Task brief >> Below is a listing. Return the lines from the one that contains "Rebuild this chart" to the one that contains "en Plomb (en", both ends included, verbatim and with no pictures.

Listed records >>
——

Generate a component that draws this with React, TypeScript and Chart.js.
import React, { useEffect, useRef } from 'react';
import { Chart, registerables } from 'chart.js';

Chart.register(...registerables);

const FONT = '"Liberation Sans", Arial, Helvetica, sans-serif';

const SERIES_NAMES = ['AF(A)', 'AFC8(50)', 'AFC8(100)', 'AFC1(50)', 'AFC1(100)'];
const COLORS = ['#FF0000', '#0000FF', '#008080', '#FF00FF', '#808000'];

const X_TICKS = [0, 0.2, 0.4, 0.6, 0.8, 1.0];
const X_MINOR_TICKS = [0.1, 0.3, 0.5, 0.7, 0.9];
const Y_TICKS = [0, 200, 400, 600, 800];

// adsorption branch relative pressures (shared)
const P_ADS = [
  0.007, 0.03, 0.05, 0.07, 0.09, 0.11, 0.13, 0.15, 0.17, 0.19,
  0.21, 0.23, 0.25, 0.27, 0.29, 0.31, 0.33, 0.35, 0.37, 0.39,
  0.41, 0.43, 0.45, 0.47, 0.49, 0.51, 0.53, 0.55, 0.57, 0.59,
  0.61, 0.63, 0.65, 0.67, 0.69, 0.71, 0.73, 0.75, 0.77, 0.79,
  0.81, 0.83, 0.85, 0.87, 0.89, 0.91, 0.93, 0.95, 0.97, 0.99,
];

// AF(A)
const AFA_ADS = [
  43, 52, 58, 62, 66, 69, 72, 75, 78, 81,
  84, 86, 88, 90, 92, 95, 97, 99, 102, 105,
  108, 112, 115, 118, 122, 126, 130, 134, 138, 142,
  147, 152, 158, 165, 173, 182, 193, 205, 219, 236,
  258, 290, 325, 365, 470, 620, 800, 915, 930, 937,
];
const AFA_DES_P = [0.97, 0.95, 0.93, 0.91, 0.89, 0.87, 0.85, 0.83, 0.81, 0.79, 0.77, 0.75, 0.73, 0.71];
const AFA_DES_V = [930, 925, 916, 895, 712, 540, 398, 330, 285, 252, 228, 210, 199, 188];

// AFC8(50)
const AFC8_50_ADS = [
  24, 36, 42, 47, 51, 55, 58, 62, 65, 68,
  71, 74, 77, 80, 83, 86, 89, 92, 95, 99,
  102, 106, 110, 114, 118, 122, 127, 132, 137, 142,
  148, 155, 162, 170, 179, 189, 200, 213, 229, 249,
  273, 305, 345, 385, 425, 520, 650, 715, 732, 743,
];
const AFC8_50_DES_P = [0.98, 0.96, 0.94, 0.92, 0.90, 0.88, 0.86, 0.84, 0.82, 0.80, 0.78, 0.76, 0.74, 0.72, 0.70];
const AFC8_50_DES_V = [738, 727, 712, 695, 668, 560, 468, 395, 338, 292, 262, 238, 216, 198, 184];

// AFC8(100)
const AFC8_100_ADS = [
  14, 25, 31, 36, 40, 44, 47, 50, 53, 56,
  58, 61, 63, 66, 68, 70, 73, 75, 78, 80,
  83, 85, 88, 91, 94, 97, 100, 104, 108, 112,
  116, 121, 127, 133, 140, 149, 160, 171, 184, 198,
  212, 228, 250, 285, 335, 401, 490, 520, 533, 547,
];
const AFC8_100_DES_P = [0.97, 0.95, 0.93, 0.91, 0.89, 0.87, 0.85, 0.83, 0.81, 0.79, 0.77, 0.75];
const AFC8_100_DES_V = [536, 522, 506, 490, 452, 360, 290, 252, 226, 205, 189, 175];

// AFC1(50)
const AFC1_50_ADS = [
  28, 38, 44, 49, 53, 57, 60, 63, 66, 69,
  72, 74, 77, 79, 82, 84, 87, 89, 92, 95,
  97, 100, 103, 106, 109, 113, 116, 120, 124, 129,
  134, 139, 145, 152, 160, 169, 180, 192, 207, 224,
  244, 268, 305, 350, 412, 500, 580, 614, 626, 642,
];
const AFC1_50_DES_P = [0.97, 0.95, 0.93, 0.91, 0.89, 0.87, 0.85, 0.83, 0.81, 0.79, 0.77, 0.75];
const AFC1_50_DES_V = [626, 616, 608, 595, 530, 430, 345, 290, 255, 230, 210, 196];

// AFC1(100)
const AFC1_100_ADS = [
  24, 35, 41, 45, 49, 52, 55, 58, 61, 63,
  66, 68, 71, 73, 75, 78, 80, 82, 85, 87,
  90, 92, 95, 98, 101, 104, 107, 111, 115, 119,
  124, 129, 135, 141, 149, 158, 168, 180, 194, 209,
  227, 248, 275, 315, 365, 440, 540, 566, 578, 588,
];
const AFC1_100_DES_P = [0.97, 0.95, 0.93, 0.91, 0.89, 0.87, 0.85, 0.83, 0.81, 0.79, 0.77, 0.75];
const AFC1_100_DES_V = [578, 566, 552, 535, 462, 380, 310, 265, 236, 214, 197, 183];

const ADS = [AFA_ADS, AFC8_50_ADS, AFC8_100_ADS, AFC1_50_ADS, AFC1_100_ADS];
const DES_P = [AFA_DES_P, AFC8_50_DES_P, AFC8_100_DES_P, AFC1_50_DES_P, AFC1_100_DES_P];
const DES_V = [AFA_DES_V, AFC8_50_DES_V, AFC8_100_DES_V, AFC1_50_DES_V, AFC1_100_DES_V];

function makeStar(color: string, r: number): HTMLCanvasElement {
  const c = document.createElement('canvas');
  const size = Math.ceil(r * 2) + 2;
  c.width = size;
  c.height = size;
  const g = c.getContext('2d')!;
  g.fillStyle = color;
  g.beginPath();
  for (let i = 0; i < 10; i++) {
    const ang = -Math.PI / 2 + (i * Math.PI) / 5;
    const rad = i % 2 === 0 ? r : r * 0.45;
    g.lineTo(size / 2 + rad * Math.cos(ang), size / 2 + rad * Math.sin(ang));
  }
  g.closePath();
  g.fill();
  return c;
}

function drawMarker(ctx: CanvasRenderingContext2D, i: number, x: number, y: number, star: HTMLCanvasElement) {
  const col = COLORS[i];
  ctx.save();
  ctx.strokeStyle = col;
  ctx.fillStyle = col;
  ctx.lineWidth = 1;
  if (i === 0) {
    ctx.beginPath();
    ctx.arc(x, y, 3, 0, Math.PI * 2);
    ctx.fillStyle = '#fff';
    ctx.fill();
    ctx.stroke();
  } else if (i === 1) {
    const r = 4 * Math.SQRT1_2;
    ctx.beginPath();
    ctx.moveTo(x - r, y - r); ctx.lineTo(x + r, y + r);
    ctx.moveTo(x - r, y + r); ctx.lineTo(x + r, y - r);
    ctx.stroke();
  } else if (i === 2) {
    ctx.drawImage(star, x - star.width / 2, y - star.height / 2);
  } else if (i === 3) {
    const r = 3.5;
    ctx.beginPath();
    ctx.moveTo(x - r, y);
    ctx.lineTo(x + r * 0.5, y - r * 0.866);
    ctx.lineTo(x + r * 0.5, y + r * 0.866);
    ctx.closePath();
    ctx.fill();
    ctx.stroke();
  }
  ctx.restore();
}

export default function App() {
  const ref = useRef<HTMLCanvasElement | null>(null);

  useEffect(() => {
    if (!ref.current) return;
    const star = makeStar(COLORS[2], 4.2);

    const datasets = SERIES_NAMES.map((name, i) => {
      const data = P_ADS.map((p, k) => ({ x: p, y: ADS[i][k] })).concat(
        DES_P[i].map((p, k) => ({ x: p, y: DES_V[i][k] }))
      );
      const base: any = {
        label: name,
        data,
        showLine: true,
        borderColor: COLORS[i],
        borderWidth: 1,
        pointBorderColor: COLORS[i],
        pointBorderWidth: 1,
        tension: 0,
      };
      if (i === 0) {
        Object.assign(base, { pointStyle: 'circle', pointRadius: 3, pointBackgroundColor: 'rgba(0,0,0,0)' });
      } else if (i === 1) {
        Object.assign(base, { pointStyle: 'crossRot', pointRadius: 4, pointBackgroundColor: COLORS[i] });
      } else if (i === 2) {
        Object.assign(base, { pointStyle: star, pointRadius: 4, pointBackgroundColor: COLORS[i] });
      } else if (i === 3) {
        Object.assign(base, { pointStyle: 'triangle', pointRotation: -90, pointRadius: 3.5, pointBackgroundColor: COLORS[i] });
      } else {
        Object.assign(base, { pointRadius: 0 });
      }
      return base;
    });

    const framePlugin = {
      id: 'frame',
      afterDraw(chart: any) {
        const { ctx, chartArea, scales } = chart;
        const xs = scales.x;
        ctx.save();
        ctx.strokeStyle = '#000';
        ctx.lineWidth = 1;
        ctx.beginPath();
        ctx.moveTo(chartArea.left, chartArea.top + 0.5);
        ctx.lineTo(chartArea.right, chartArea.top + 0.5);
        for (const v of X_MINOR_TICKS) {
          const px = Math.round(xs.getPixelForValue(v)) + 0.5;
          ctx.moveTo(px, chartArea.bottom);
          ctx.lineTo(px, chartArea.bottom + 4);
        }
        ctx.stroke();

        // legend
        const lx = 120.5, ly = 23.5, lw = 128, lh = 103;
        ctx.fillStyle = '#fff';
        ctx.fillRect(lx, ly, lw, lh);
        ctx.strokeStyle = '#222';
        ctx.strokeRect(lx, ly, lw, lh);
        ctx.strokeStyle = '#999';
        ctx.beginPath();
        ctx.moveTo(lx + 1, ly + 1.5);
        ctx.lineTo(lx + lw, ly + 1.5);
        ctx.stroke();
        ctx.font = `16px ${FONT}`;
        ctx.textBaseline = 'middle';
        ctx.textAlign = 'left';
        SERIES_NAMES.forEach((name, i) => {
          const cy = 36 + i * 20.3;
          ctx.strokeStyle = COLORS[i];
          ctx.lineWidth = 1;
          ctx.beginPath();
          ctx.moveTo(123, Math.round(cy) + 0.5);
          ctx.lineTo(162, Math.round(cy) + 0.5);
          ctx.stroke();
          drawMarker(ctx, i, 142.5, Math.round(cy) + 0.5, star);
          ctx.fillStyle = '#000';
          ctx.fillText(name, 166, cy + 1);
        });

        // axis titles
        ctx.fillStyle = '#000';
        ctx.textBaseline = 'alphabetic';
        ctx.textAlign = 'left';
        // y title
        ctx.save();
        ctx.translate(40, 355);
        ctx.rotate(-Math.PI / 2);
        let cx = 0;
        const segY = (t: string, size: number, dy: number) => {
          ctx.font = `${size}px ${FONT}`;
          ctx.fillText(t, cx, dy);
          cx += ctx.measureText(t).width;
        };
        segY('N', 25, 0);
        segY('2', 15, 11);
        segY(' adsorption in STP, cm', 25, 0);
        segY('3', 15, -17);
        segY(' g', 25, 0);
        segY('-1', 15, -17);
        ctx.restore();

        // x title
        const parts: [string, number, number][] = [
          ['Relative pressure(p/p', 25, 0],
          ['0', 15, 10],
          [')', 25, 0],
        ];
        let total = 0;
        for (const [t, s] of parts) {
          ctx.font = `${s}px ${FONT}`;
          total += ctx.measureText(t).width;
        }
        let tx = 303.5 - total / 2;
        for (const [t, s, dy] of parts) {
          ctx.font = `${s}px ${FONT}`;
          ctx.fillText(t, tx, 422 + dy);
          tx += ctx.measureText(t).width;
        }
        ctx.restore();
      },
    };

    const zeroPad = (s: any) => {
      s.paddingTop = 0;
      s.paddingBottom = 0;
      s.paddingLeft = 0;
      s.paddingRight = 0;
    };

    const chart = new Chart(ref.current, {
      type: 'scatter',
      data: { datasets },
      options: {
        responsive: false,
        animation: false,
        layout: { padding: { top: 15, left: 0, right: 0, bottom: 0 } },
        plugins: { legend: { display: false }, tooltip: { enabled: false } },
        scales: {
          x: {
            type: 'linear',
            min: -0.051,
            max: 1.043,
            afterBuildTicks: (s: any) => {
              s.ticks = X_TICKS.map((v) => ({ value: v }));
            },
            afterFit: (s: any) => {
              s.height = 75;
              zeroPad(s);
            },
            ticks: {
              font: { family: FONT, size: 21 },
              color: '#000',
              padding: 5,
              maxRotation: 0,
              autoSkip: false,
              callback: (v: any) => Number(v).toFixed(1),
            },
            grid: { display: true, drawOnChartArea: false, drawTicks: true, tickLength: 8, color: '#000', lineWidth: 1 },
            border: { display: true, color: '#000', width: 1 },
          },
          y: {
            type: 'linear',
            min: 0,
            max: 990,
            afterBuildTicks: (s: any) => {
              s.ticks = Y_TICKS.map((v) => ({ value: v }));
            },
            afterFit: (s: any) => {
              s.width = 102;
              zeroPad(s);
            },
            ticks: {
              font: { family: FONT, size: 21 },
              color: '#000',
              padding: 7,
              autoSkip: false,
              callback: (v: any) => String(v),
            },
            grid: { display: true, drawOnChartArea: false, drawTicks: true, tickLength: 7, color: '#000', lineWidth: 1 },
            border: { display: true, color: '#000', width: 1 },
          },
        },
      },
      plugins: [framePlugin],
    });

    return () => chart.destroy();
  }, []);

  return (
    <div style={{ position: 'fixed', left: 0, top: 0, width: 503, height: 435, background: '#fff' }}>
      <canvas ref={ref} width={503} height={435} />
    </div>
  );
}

——

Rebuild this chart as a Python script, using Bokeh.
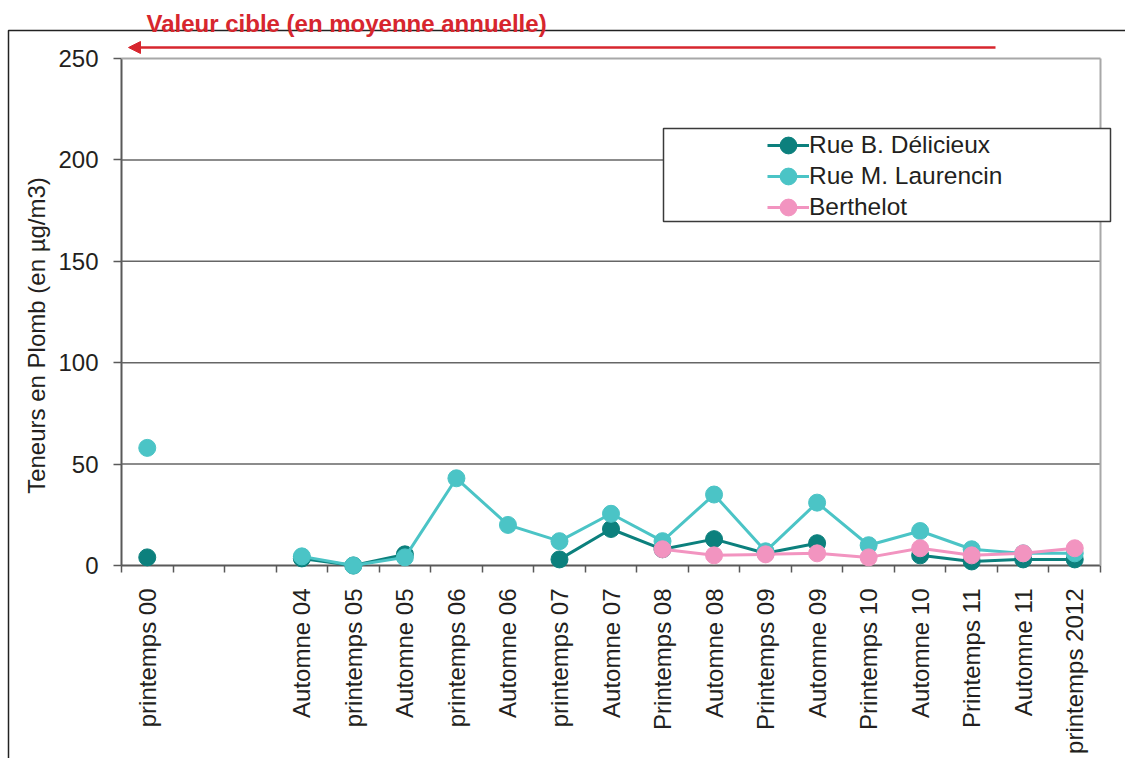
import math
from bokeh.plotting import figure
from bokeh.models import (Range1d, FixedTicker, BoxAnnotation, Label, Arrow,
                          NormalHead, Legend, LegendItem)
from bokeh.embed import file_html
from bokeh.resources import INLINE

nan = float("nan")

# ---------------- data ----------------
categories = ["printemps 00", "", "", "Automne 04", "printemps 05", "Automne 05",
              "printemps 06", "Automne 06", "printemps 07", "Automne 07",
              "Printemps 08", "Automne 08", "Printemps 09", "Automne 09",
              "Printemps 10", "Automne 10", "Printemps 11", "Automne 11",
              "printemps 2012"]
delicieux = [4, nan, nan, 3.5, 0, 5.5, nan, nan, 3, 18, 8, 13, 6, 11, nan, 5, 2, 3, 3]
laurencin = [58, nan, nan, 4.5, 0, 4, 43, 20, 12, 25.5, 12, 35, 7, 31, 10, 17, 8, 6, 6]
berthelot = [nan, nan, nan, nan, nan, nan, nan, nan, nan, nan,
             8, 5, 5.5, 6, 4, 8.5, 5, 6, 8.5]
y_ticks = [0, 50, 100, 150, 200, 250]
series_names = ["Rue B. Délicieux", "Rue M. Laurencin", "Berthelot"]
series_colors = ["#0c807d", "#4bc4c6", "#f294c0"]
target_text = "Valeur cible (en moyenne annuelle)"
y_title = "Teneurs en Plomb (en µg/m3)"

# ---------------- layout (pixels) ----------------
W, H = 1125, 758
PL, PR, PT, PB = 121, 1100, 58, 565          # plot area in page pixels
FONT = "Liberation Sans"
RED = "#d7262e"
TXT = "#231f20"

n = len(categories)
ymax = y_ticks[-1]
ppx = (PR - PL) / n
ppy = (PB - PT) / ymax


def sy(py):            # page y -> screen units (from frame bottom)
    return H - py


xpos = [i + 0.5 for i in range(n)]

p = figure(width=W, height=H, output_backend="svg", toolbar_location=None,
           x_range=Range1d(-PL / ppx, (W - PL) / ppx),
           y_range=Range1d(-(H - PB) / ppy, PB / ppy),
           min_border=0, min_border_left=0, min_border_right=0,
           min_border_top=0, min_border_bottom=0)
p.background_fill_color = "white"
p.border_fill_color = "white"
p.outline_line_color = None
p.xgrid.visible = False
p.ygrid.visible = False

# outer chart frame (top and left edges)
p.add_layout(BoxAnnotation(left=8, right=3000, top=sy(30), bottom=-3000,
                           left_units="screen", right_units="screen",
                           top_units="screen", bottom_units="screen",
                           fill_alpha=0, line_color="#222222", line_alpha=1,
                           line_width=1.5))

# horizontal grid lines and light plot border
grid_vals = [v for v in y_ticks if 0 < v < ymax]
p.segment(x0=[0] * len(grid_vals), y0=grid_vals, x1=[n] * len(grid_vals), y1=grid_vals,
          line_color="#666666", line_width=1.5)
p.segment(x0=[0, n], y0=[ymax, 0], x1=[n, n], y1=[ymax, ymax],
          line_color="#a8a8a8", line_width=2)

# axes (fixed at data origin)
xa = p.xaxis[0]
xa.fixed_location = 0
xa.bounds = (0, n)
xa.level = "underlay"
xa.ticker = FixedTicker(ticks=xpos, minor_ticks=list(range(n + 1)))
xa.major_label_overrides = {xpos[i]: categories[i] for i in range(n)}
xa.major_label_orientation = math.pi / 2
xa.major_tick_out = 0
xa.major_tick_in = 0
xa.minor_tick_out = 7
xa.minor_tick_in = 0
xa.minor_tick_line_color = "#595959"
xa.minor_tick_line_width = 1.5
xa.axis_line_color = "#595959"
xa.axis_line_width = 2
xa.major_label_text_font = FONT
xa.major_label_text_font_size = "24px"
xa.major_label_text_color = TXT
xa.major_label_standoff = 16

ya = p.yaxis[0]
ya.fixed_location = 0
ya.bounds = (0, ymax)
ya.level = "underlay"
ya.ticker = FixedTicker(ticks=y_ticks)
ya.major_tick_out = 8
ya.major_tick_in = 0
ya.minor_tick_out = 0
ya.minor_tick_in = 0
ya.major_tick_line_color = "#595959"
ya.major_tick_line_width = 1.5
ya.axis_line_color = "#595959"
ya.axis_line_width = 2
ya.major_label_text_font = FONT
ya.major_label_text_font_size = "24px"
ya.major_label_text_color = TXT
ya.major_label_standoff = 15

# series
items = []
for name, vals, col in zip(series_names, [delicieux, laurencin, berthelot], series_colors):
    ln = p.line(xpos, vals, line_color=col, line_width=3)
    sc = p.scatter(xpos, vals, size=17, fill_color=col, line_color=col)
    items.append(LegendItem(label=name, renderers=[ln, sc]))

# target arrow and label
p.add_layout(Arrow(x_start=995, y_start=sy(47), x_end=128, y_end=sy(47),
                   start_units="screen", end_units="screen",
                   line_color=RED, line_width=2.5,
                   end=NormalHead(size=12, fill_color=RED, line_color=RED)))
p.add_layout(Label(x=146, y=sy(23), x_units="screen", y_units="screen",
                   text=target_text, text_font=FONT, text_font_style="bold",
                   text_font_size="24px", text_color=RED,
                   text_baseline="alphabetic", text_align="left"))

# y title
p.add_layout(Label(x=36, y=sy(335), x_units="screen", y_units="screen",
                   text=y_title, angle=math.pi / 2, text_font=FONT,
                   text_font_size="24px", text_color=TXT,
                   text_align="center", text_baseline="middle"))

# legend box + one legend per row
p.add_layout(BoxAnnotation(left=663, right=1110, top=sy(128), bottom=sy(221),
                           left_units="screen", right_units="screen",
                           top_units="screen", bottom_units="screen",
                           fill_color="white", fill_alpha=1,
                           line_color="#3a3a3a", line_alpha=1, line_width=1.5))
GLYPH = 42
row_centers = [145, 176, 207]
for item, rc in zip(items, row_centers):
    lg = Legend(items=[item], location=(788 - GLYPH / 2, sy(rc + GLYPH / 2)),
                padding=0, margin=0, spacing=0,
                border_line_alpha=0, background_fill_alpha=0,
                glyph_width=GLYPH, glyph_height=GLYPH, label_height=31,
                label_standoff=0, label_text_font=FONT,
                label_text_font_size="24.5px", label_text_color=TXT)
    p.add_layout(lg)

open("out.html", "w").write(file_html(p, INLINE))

——

Output for this task >>
Rebuild this chart as a Python script, using Bokeh.
import math
from bokeh.plotting import figure
from bokeh.models import (Range1d, FixedTicker, BoxAnnotation, Label, Arrow,
                          NormalHead, Legend, LegendItem)
from bokeh.embed import file_html
from bokeh.resources import INLINE

nan = float("nan")

# ---------------- data ----------------
categories = ["printemps 00", "", "", "Automne 04", "printemps 05", "Automne 05",
              "printemps 06", "Automne 06", "printemps 07", "Automne 07",
              "Printemps 08", "Automne 08", "Printemps 09", "Automne 09",
              "Printemps 10", "Automne 10", "Printemps 11", "Automne 11",
              "printemps 2012"]
delicieux = [4, nan, nan, 3.5, 0, 5.5, nan, nan, 3, 18, 8, 13, 6, 11, nan, 5, 2, 3, 3]
laurencin = [58, nan, nan, 4.5, 0, 4, 43, 20, 12, 25.5, 12, 35, 7, 31, 10, 17, 8, 6, 6]
berthelot = [nan, nan, nan, nan, nan, nan, nan, nan, nan, nan,
             8, 5, 5.5, 6, 4, 8.5, 5, 6, 8.5]
y_ticks = [0, 50, 100, 150, 200, 250]
series_names = ["Rue B. Délicieux", "Rue M. Laurencin", "Berthelot"]
series_colors = ["#0c807d", "#4bc4c6", "#f294c0"]
target_text = "Valeur cible (en moyenne annuelle)"
y_title = "Teneurs en Plomb (en µg/m3)"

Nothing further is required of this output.